Der Weg hin zur Einheitsliste war der einzig gangbare

Doch jetzt stellt sich heraus: Rund einen Monat vor der Abgabe der Kandidatenliste, macht die veränderte Herangehensweise die Situation noch nicht wirklich besser. „Wir haben etwa 140 bis 150 Personen im Ort angesprochen und bis jetzt sind 15 Kandidaten“, erzählt Friedrich. Möglich wären insgesamt 24 Personen – genügend Reservoir also für Nachrücker. Und diejenigen, die weitermachen wollen, sind da schon mit dabei.

Für Burkhard Sauer, aktuell Gemeinderat für die CDU in Grafenhausen, war der Weg hin zur Einheitsliste der einzig gangbare. „Es gab keinen einzigen Fall in den vergangenen zehn Jahren, wo Entscheidungen über die Fraktionszugehörigkeit gefallen sind“, stellt er fest. Parteiprogramme oder eine Parteigesinnung hätten nie eine Rolle gespielt. Weil jeder jeden kenne im Dorf, sei diese Form der Wahl die ehrlichste, bekräftigt Sauer.

Es gehe bei der Kommunalwahl um Bekanntheit, um die innere Einstellung, um Sympathie und vernünftige Einstellungen für Entscheidungen, die den Ort betreffen, beschreibt Sauer das Anforderungsprofil eines potenziellen Gemeinderats. Diejenigen, die es ablehnen, auf der Liste zu kandidieren, führen meisten Zeitgründe an.

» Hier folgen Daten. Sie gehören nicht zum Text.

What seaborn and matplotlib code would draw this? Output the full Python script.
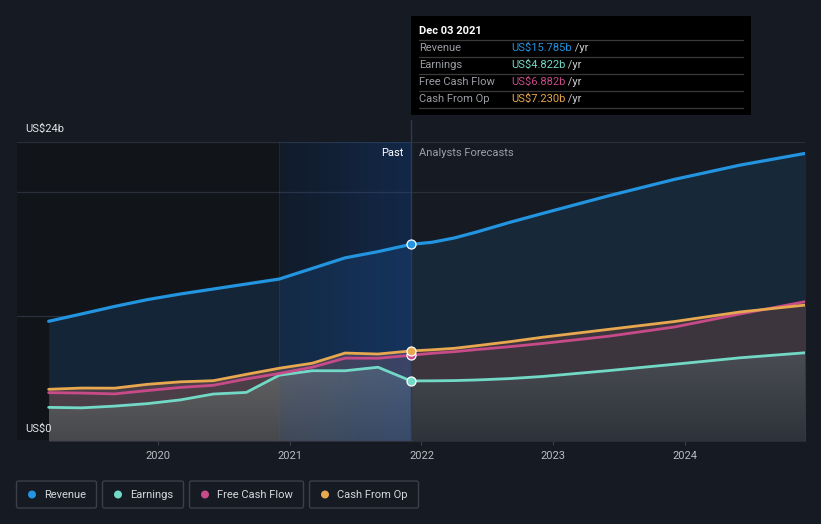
import numpy as np
import pandas as pd
import matplotlib
matplotlib.use("Agg")
import matplotlib.pyplot as plt
import seaborn as sns
from matplotlib.patches import FancyBboxPatch, Rectangle, Circle, PathPatch
from matplotlib.lines import Line2D
from matplotlib.transforms import IdentityTransform
from matplotlib.colors import to_rgb

# ---------------- data ----------------
years_past = [2019.17, 2019.42, 2019.67, 2019.92, 2020.17, 2020.42,
              2020.67, 2020.92, 2021.17, 2021.42, 2021.67, 2021.92]
years_fc = [2021.92, 2022.08, 2022.25, 2022.42, 2022.67, 2022.92,
            2023.42, 2023.92, 2024.42, 2024.92]

revenue_past = [9.61, 10.2, 10.8, 11.35, 11.8, 12.2, 12.6, 13.0, 13.85, 14.7, 15.2, 15.785]
earnings_past = [2.70, 2.66, 2.80, 3.0, 3.3, 3.77, 3.9, 5.28, 5.64, 5.64, 5.92, 4.822]
fcf_past = [3.88, 3.85, 3.78, 4.05, 4.3, 4.47, 4.98, 5.42, 5.92, 6.65, 6.64, 6.882]
cfo_past = [4.15, 4.25, 4.24, 4.55, 4.75, 4.84, 5.35, 5.84, 6.24, 7.06, 6.98, 7.23]

revenue_fc = [15.785, 15.95, 16.3, 16.78, 17.55, 18.27, 19.68, 21.0, 22.15, 23.1]
earnings_fc = [4.822, 4.83, 4.85, 4.9, 5.01, 5.18, 5.65, 6.16, 6.68, 7.09]
fcf_fc = [6.882, 7.04, 7.17, 7.34, 7.57, 7.83, 8.41, 9.15, 10.2, 11.2]
cfo_fc = [7.23, 7.32, 7.44, 7.65, 7.97, 8.33, 8.96, 9.59, 10.36, 10.92]

series_names = ["Revenue", "Earnings", "Free Cash Flow", "Cash From Op"]
tooltip_values = ["US$15.785b", "US$4.822b", "US$6.882b", "US$7.230b"]
tick_years = [2020, 2021, 2022, 2023, 2024]
y_labels = ["US$0", "US$24b"]
present = 2021.92
highlight_start = 2020.92

# ---------------- style ----------------
W, H = 821, 524
bg = "#151a23"
past_bg = "#111419"
colors = {"Revenue": "#2394df", "Earnings": "#72d9c6",
          "Free Cash Flow": "#c74b88", "Cash From Op": "#e8a84f"}

sns.set_theme(style="dark")
plt.rcParams["font.family"] = ["Roboto", "DejaVu Sans"]

fig = plt.figure(figsize=(W / 100, H / 100), dpi=100, facecolor=bg)


def px2x(px):
    return 2020 + (px - 158) / 131.75


ax = fig.add_axes([17 / W, 83 / H, 788 / W, 299 / H])
ax.set_facecolor(bg)
for s in ax.spines.values():
    s.set_visible(False)

x0, x1 = px2x(17), px2x(805)

years_all = years_past + years_fc[1:]
vals = {
    "Revenue": revenue_past + revenue_fc[1:],
    "Earnings": earnings_past + earnings_fc[1:],
    "Free Cash Flow": fcf_past + fcf_fc[1:],
    "Cash From Op": cfo_past + cfo_fc[1:],
}

# past background
ax.axvspan(x0, present, color=past_bg, zorder=0, lw=0)

# gridlines
for yv in [10, 20, 24]:
    ax.axhline(yv, color="#2a303a", lw=0.9, zorder=1)
ax.axhline(0, color="#3a404a", lw=0.9, zorder=6)


def gradient_fill(x, y, top, bot, ymax, z):
    poly = ax.fill_between(x, 0, y, color="none", lw=0)
    path = poly.get_paths()[0]
    poly.remove()
    t = np.linspace(0, 1, 256)[:, None]
    top, bot = np.array(to_rgb(top)), np.array(to_rgb(bot))
    img = (top[None, None, :] * (1 - t[:, :, None]) + bot[None, None, :] * t[:, :, None])
    im = ax.imshow(img, extent=[x[0], x[-1], 0, ymax], origin="upper",
                   aspect="auto", zorder=z, interpolation="bilinear")
    patch = PathPatch(path, transform=ax.transData, facecolor="none", edgecolor="none")
    ax.add_patch(patch)
    im.set_clip_path(patch)


# fills: past
ax.fill_between(years_past, 0, revenue_past, color="#142538", lw=0, zorder=2)
ax.fill_between(years_past, 0, cfo_past, color="#4b3e47", lw=0, zorder=3)
gradient_fill(years_past, earnings_past, "#626264", "#47484c", max(earnings_past), 4)
# fills: forecast
ax.fill_between(years_fc, 0, revenue_fc, color="#172839", lw=0, zorder=2)
ax.fill_between(years_fc, 0, cfo_fc, color="#3d353d", lw=0, zorder=3)
gradient_fill(years_fc, earnings_fc, "#4a4d53", "#2e323a", max(earnings_fc), 4)

# highlight overlay (last year of the past)
n = 256
ov = np.zeros((1, n, 4))
ov[..., 0], ov[..., 1], ov[..., 2] = 0.09, 0.32, 0.66
ov[..., 3] = np.linspace(0.12, 0.33, n)[None, :]
ax.imshow(ov, extent=[highlight_start, present, 0, 24], aspect="auto",
          zorder=5, interpolation="bilinear")
ax.axvline(highlight_start, ymax=1, color="#3a6aa8", alpha=0.18, lw=0.8, zorder=5)

# present line
ax.plot([present, present], [0, 25.77], color="#2b3b52", lw=1, zorder=6, clip_on=False)

# lines
rows = []
for name in series_names:
    for xx, vv in zip(years_all, vals[name]):
        rows.append({"year": xx, "value": vv, "series": name})
df = pd.DataFrame(rows)
for name in series_names:
    lw = 2.3 if name == "Revenue" else 2.0
    sns.lineplot(data=df[df.series == name], x="year", y="value", color=colors[name],
                 lw=lw, ax=ax, legend=False, estimator=None, sort=True, zorder=7)

# markers at present
for name, v in zip(series_names, [revenue_past[-1], earnings_past[-1], fcf_past[-1], cfo_past[-1]]):
    ax.plot([present], [v], marker="o", ms=6.5, mfc=colors[name], mec="white",
            mew=0.9, zorder=9, clip_on=False)

ax.set_xlim(x0, x1)
ax.set_ylim(0, 24)
ax.set_xlabel("")
ax.set_ylabel("")
ax.set_yticks([])
ax.set_xticks(tick_years)
ax.set_xticklabels([str(t) for t in tick_years])
ax.tick_params(axis="x", bottom=True, length=3, width=0.8, color="#3a404a",
               labelcolor="#b9bcc2", labelsize=8, pad=4)
ax.grid(False)


def ftext(px, py, s, **kw):
    return fig.text(px / W, 1 - py / H, s, **kw)


ftext(25, 129, y_labels[1], color="#e2e4e8", fontsize=8, va="center", ha="left")
ftext(25, 429, y_labels[0], color="#e2e4e8", fontsize=8, va="center", ha="left")
ftext(403, 153, "Past", color="#ffffff", fontsize=8, va="center", ha="right")
ftext(419, 153, "Analysts Forecasts", color="#9aa0a8", fontsize=8, va="center", ha="left")

# tooltip
idt = IdentityTransform()
fig.add_artist(Rectangle((411, H - 115), 340, 99, transform=idt, facecolor="#000000",
                         edgecolor="none", zorder=10))
ftext(419, 31, "Dec 03 2021", color="#ffffff", fontsize=8, fontweight="bold",
      va="center", ha="left", zorder=11)
for yy in [40, 57, 74, 91, 108]:
    fig.add_artist(Line2D([419, 743], [H - yy, H - yy], transform=idt,
                          color="#3a3a3a", lw=0.9, zorder=11))
for i, (name, val) in enumerate(zip(series_names, tooltip_values)):
    yy = 48 + 17 * i
    ftext(419, yy, name, color="#9a9da3", fontsize=8, va="center", ha="left", zorder=11)
    t = ftext(511, yy, val, color=colors[name], fontsize=8, va="center", ha="left", zorder=11)
    fig.canvas.draw()
    bb = t.get_window_extent()
    fig.text(bb.x1 / W, 1 - yy / H, " /yr", color="#c8cacf", fontsize=8,
             va="center", ha="left", zorder=11)

# legend buttons
boxes = [(16, 97), (102, 184), (189, 304), (309, 419)]
for (bx0, bx1), name in zip(boxes, series_names):
    fig.add_artist(FancyBboxPatch((bx0 + 0.5, H - 508), bx1 - bx0 - 1, 27,
                                  boxstyle="round,pad=0,rounding_size=2",
                                  transform=idt, facecolor="none",
                                  edgecolor="#3a404b", lw=1))
    fig.add_artist(Circle((bx0 + 16, H - 494.5), 4, transform=idt,
                          facecolor=colors[name], edgecolor="none"))
    ftext(bx0 + 28, 494.5, name, color="#d6d8dc", fontsize=8, va="center", ha="left")

fig.savefig("out.png", dpi=100, facecolor=bg)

Fusionierte Listen haben noch Luft nach oben

Schon am kommenden Dienstag wird in Todtmoos (ebenfalls Kreis Waldshut) die „Bürgerliste Todtmoos“ nominiert – fusioniert aus CDU und Freien Wählern. Bisher bewerben sich zwölf Personen auf dem Wahlvorschlag um die zehn Plätze im Gemeinderat, insgesamt fünf Frauen und sieben Männer. „Wir können es also theoretisch hinbekommen, dass wir zur Hälfte Frauen im Gemeinderat haben“, meint Silke Kaiser von den Freien Wählern. Insgesamt könnten 20 Personen auf die Liste. So viele haben sich aber noch nicht gefunden.

In der herkömmlichen Variante wäre es noch schwieriger geworden, die Listen vollzubekommen, so Kaiser. Inhaltlich würden die Personen auf dem Wahlvorschlag praktisch einen Einzelwahlkampf führen. Geplant seien aber ein Flyer mit allen Kandidaten und eine Vorstellungsrunde vor der Kommunalwahl.

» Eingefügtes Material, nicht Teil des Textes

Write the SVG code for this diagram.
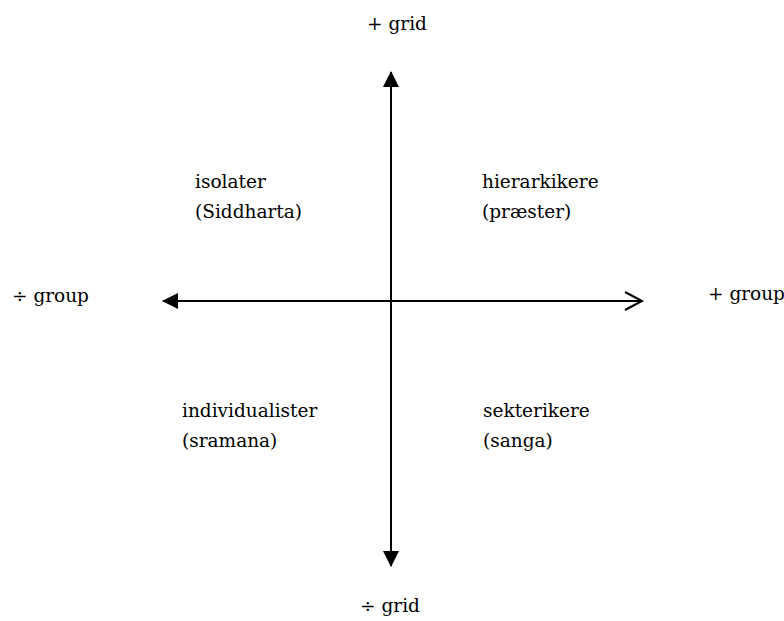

Der Trend, dass immer weniger Menschen Gemeinderat werden wollen, ist deutlich sichtbar. Aber nicht überall mangelt es an Personal. Auch in der knapp 2200 Einwohner zählenden Kommune verschmelzen die Listen aus Freien Wählern und Bürger für Grosselfingen zu einer Liste.

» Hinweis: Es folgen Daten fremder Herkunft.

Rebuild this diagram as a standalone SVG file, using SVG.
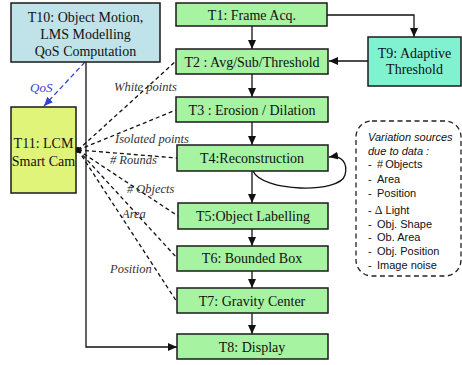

Dennoch ganz entspannt blickt Robin Lohmüller (Freie Wähler), Gemeinderat in der zweiten Wahlperiode in Grosselfingen (Zollernalbkreis), in die kommenden Wochen. „Wir haben hier die Situation, dass alle aktuellen Gemeinderäte weitermachen wollen“. Kein Stuhl werde leer bleiben. Einen Nominierungstermin gibt es allerdings noch nicht, erklärt Lohmüller.

Kumulieren ist bei dieser Variante nicht möglich

Bei der Mehrheitswahl, die bei einer einzigen Liste zum Tragen kommt, sind am Ende die Kandidaten gewählt, die die meisten Stimmen erhalten. Die Wahlberechtigten sind nicht daran gebunden, die Personen zu wählen, die auf dem Wahlzettel stehen, sondern können andere Namen darauf schreiben. Voraussetzung ist, dass auf der Liste das mögliche Kontingent an Namen nicht ausgeschöpft wurde. Vergeben werden können so viele Stimmen, wie Gemeinderatssitze zu vergeben sind. Ein Anhäufen von bis zu drei Stimmen auf einen einzigen Kandidaten (Kumulieren) ist bei dieser Variante nicht möglich. Jeder Kandidat kann nur eine Stimme erhalten.